447791 wrote:The listing 2.2 on page 52 appears to have a few issues with it.

1. The definition of "compose" appears to be that the current/this/first function is to be applied to the second function. And the corollary: "andThen" appears to be defined such that the second function is to be applied to the current/this/first function.
The following methods adhere to this understanding:

The following methods are reversed from this understanding:

- compose()
- andThen()

2. If the body of compose() and andThen() are expanded (that is, change y.compose(x) into y.apply(x.apply(z))), it seems that there really isn't a difference between the compose()/andThen() set and the higherCompose()/higherAndThen() set [other than issue #1 above]. Both sets return the same values. Am I missing something?

First of all, I am very sorry for not having answered in time. In fact I never received the notification, and I just saw your message more than four months later!

You are right about compose() and andThen() having their argument inverted compared to the corresponding methods or the higherCompose and higherAndThen functions. This is only a question of convention. The convention is that the composition of f and g is g(f(x)), so compose() and andThen() are indeed correct, and the others are wrong. Using defferent types would show this:

public static void main(String... args) {
Function<Integer, Double> f = x -> x * 3.0;
Function<Double, Long> g = x -> (long) (x + 3.0);
//System.out.println(f.compose(g).apply(6)); // does not compile
System.out.println(g.compose(f).apply(6));
System.out.println(Function.<Integer, Double, Long>compose().apply(f).apply(g).apply(6));
//System.out.println(Function.<Double, ???, ???>compose().apply(g).apply(f).apply(6)); // does not compile
System.out.println(Function.<Integer, Double, Long>higherCompose().apply(g).apply(f).apply(6));
System.out.println(Function.<Integer, Double, Long>higherAndThen().apply(f).apply(g).apply(6));
System.out.println(g.apply(f.apply(6)));
}

Regarding the second point, you're not missing anything. higherCompose and higherAndThen are just a mean to define composition while not using the compose and andThen methods defined in the interface. They are in fact the only higher order functions that are necessary.

Both of your implementations may be considered ok since they give the correct result.
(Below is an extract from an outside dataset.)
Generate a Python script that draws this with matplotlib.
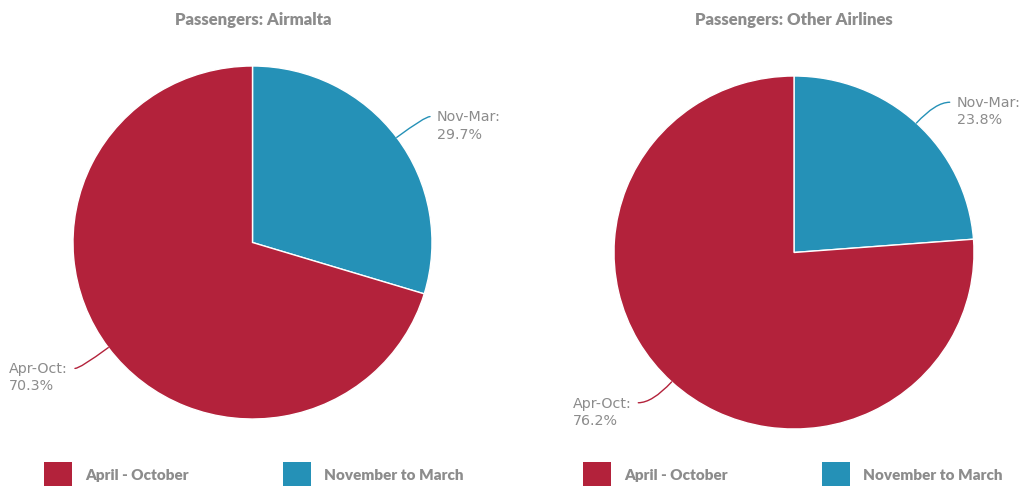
import numpy as np
import matplotlib
matplotlib.use("Agg")
import matplotlib.pyplot as plt
from matplotlib.patches import Rectangle

# data
titles = ["Passengers: Airmalta", "Passengers: Other Airlines"]
short_labels = ["Nov-Mar", "Apr-Oct"]
airmalta = [29.7, 70.3]
other = [23.8, 76.2]
legend_labels = ["April - October", "November to March"]

red = "#B3223B"
blue = "#2591B7"
grey = "#8c8c8c"
W, H = 1019, 486

fig = plt.figure(figsize=(W / 100, H / 100), dpi=100)
fig.patch.set_facecolor("white")


def px_axes(x0, x1, ytop, ybot):
    return fig.add_axes([x0 / W, (H - ybot) / H, (x1 - x0) / W, (ybot - ytop) / H])


def draw_pie(ax, values, title, title_x):
    wedges, _ = ax.pie(values, colors=[blue, red], startangle=90, counterclock=False,
                       wedgeprops=dict(edgecolor="white", linewidth=1))
    ax.set_xlim(-1, 1)
    ax.set_ylim(-1, 1)
    ax.set_aspect("auto")
    ax.axis("off")
    for w, name, v in zip(wedges, short_labels, values):
        mid = np.deg2rad((w.theta1 + w.theta2) / 2)
        x, y = np.cos(mid), np.sin(mid)
        sx = 1 if x >= 0 else -1
        sy = 1 if y >= 0 else -1
        dx, dy = 24 * sx, 15 * sy
        ax.annotate("", xy=(x, y), xytext=(dx, dy), textcoords="offset points",
                    arrowprops=dict(arrowstyle="-", color=w.get_facecolor(), lw=1,
                                    shrinkA=0, shrinkB=0,
                                    connectionstyle="angle3,angleA=0,angleB=%.1f" % np.rad2deg(mid)))
        ax.annotate("%s:\n%.1f%%" % (name, v), xy=(x, y),
                    xytext=(dx + 5 * sx, dy + 4.5), textcoords="offset points",
                    ha="left" if sx > 0 else "right", va="top", multialignment="left",
                    fontsize=10.3, color=grey, linespacing=1.3, annotation_clip=False)
    fig.text(title_x / W, 1 - 20 / H, title, ha="center", va="center",
             fontsize=12, fontweight="heavy", color=grey, family="Lato")


ax1 = px_axes(73, 432, 66, 419)
draw_pie(ax1, airmalta, titles[0], 253)
ax2 = px_axes(614, 974, 76, 429)
draw_pie(ax2, other, titles[1], 794)

# legends below each pie
for x_sq in [44, 583]:
    for i, (lab, col) in enumerate(zip(legend_labels, [red, blue])):
        xs = x_sq + i * 239
        fig.patches.append(Rectangle((xs / W, (H - 490) / H), 28 / W, 28 / H,
                                     transform=fig.transFigure, facecolor=col,
                                     edgecolor="none"))
        fig.text((xs + 41) / W, 1 - 475 / H, lab, ha="left", va="center",
                 fontsize=11, fontweight="heavy", color=grey, family="Lato")

fig.savefig("out.png", dpi=100)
However, none is the solution of exercise 3.8 since they are not recursive, but iterative. A recursive function is a function calling itself as part of a further computation. A corecursive function is a function calling itself as the last operation it does (hence not as part of a further computation). The solution of exercise 3.8 is:

public static <T, U> U foldRight(List<T> ts, U identity, Function<T, Function<U, U>> f) {
return ts.isEmpty()
? identity
: f.apply(head(ts)).apply(foldRight(tail(ts), identity, f));
}

Here, you see that the function calls itself and then calls the result of applying f to head(ts), which is a function, to the result of the recursive call.

A corecursive function example could be:

public static <T, U> U foldLeft(List<T> ts, U identity, Function<U, Function<T, U>> f) {
return ts.isEmpty()
? identity
: foldLeft(tail(ts), f.apply(identity).apply(head(ts)), f);
}

Here, the "recursive" call to foldLeft is the last thing the method does. The result is not part of a further computation. So it is a corecursive function (also called "tail recursive", which is not very well chosen.)

foldright may be implemented through iteration (as you did), or through corecursion (applying foldLeft after having reversed the list), but this is not equivalent to a recursive implementation. These are different implementations giving the same result (at least for short lists!).